[START]

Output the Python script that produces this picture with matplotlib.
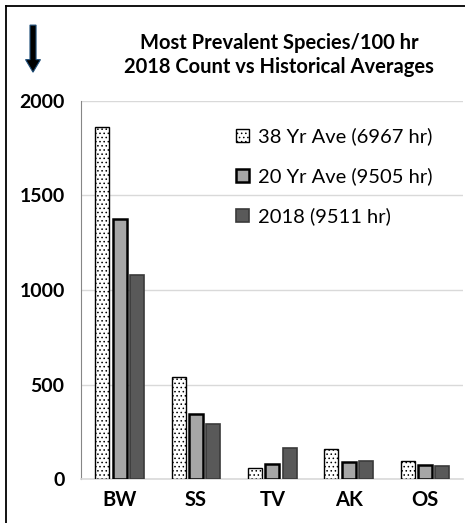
import numpy as np
import matplotlib
matplotlib.use('Agg')
import matplotlib.pyplot as plt
from matplotlib.lines import Line2D

species = ['BW', 'SS', 'TV', 'AK', 'OS']
ave_38yr = [1860, 540, 58, 160, 95]
ave_20yr = [1378, 342, 80, 88, 72]
count_2018 = [1080, 293, 166, 95, 69]
series_labels = ['38 Yr Ave (6967 hr)', '20 Yr Ave (9505 hr)', '2018 (9511 hr)']
yticks = [0, 500, 1000, 1500, 2000]

plt.rcParams['font.family'] = ['Lato', 'DejaVu Sans']
plt.rcParams['hatch.linewidth'] = 0.6
plt.rcParams['hatch.color'] = '#777777'

fig = plt.figure(figsize=(4.65, 5.23), dpi=100)
ax = fig.add_axes([0.175, 0.084, 0.821, 0.723])

x = np.arange(len(species))
w = 0.183
step = 0.227

ax.bar(x - step, ave_38yr, w, color='white', edgecolor='black',
       linewidth=1.0, hatch='....', label=series_labels[0], zorder=3)
ax.bar(x, ave_20yr, w, color='#a6a6a6', edgecolor='black',
       linewidth=1.8, label=series_labels[1], zorder=3)
ax.bar(x + step, count_2018, w, color='#595959', edgecolor='#3a3a3a',
       linewidth=1.2, label=series_labels[2], zorder=3)

ax.set_xlim(-0.5, len(species) - 0.5)
ax.set_ylim(0, 2000)
ax.set_yticks(yticks)
ax.set_yticklabels([str(v) for v in yticks], fontsize=14, fontweight='bold')
ax.set_xticks(x)
ax.set_xticklabels(species, fontsize=14.5, fontweight='bold')
ax.tick_params(axis='both', length=0)
ax.tick_params(axis='y', pad=12)
ax.tick_params(axis='x', pad=8)
ax.grid(axis='y', color='#d9d9d9', linewidth=1.0, zorder=0)
for side in ['top', 'right']:
    ax.spines[side].set_visible(False)
ax.spines['left'].set_color('#868686')
ax.spines['bottom'].set_color('#d9d9d9')
ax.spines['bottom'].set_linewidth(1.2)

leg = ax.legend(loc='upper left', bbox_to_anchor=(0.405, 0.93), frameon=False,
                fontsize=14.5, handlelength=0.65, handleheight=0.65,
                handletextpad=0.45, labelspacing=1.1,
                borderpad=0, borderaxespad=0)

fig.text(0.6, 0.895, 'Most Prevalent Species/100 hr\n2018 Count vs Historical Averages',
         ha='center', va='center', fontsize=14.5, fontweight='bold',
         linespacing=1.25)

# down arrow in the top-left corner
fig.patches.append(matplotlib.patches.FancyArrow(
    0.071, 0.952, 0, -0.09, width=0.013, head_width=0.032, head_length=0.024,
    length_includes_head=True, transform=fig.transFigure,
    facecolor='black', edgecolor='#1f4e79', linewidth=0.8))

# outer frame, left and top edges
fig.add_artist(Line2D([0.013, 0.013], [0.0, 0.989], color='black', linewidth=1.3))
fig.add_artist(Line2D([0.013, 1.0], [0.989, 0.989], color='black', linewidth=1.3))

fig.savefig('out.png', dpi=100)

[END]

## Stated goal:
Reproduce each line exactly, please, except for any pictures.

## Result of the task:
Output the Python script that produces this picture with matplotlib.
import numpy as np
import matplotlib
matplotlib.use('Agg')
import matplotlib.pyplot as plt
from matplotlib.lines import Line2D

species = ['BW', 'SS', 'TV', 'AK', 'OS']
ave_38yr = [1860, 540, 58, 160, 95]
ave_20yr = [1378, 342, 80, 88, 72]
count_2018 = [1080, 293, 166, 95, 69]
series_labels = ['38 Yr Ave (6967 hr)', '20 Yr Ave (9505 hr)', '2018 (9511 hr)']
yticks = [0, 500, 1000, 1500, 2000]

plt.rcParams['font.family'] = ['Lato', 'DejaVu Sans']
plt.rcParams['hatch.linewidth'] = 0.6
plt.rcParams['hatch.color'] = '#777777'

fig = plt.figure(figsize=(4.65, 5.23), dpi=100)
ax = fig.add_axes([0.175, 0.084, 0.821, 0.723])

x = np.arange(len(species))
w = 0.183
step = 0.227

ax.bar(x - step, ave_38yr, w, color='white', edgecolor='black',
       linewidth=1.0, hatch='....', label=series_labels[0], zorder=3)
ax.bar(x, ave_20yr, w, color='#a6a6a6', edgecolor='black',
       linewidth=1.8, label=series_labels[1], zorder=3)
ax.bar(x + step, count_2018, w, color='#595959', edgecolor='#3a3a3a',
       linewidth=1.2, label=series_labels[2], zorder=3)

ax.set_xlim(-0.5, len(species) - 0.5)
ax.set_ylim(0, 2000)
ax.set_yticks(yticks)
ax.set_yticklabels([str(v) for v in yticks], fontsize=14, fontweight='bold')
ax.set_xticks(x)
ax.set_xticklabels(species, fontsize=14.5, fontweight='bold')
ax.tick_params(axis='both', length=0)
ax.tick_params(axis='y', pad=12)
ax.tick_params(axis='x', pad=8)
ax.grid(axis='y', color='#d9d9d9', linewidth=1.0, zorder=0)
for side in ['top', 'right']:
    ax.spines[side].set_visible(False)
ax.spines['left'].set_color('#868686')
ax.spines['bottom'].set_color('#d9d9d9')
ax.spines['bottom'].set_linewidth(1.2)

leg = ax.legend(loc='upper left', bbox_to_anchor=(0.405, 0.93), frameon=False,
                fontsize=14.5, handlelength=0.65, handleheight=0.65,
                handletextpad=0.45, labelspacing=1.1,
                borderpad=0, borderaxespad=0)

fig.text(0.6, 0.895, 'Most Prevalent Species/100 hr\n2018 Count vs Historical Averages',
         ha='center', va='center', fontsize=14.5, fontweight='bold',
         linespacing=1.25)

# down arrow in the top-left corner
fig.patches.append(matplotlib.patches.FancyArrow(
    0.071, 0.952, 0, -0.09, width=0.013, head_width=0.032, head_length=0.024,
    length_includes_head=True, transform=fig.transFigure,
    facecolor='black', edgecolor='#1f4e79', linewidth=0.8))

# outer frame, left and top edges
fig.add_artist(Line2D([0.013, 0.013], [0.0, 0.989], color='black', linewidth=1.3))
fig.add_artist(Line2D([0.013, 1.0], [0.989, 0.989], color='black', linewidth=1.3))

fig.savefig('out.png', dpi=100)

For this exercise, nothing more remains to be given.